__EXERCISE__
Include the line containing "import matplotlib.pyplot as plt" and all lines before it, repeated exactly from the listing below, without pictures.

__SOURCE MATERIAL__
__________
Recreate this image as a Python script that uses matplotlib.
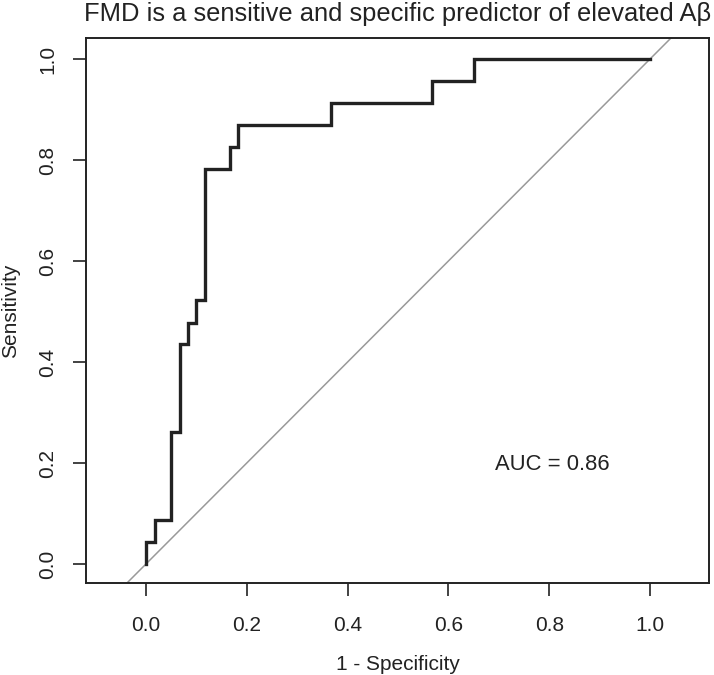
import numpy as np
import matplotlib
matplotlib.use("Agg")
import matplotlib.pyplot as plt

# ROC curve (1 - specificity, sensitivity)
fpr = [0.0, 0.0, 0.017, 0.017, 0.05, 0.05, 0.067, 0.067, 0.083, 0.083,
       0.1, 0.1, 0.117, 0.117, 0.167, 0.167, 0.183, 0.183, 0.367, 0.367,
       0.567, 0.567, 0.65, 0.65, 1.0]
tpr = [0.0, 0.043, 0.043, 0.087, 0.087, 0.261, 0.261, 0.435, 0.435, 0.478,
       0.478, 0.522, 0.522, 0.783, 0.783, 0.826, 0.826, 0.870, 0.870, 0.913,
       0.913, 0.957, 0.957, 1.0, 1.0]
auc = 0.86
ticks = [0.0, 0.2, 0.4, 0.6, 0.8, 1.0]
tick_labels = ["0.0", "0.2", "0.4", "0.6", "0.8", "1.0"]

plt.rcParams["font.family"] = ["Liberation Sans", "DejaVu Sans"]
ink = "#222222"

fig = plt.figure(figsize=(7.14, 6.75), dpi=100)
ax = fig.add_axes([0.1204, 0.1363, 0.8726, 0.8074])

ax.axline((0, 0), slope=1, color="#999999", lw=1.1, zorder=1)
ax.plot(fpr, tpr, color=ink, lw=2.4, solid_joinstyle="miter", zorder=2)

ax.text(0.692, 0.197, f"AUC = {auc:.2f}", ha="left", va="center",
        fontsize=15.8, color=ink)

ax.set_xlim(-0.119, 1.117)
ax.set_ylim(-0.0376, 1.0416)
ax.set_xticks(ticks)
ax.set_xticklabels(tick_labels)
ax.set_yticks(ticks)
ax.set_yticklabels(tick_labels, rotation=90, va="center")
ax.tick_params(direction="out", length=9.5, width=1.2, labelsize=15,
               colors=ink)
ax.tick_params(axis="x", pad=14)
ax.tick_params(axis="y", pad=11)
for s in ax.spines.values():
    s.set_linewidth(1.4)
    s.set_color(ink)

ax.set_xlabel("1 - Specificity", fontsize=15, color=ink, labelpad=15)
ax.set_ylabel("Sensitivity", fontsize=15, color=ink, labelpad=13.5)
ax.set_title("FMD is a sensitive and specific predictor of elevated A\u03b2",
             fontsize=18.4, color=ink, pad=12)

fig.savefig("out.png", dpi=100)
__________
__THE REPLY__
Recreate this image as a Python script that uses matplotlib.
import numpy as np
import matplotlib
matplotlib.use("Agg")
import matplotlib.pyplot as plt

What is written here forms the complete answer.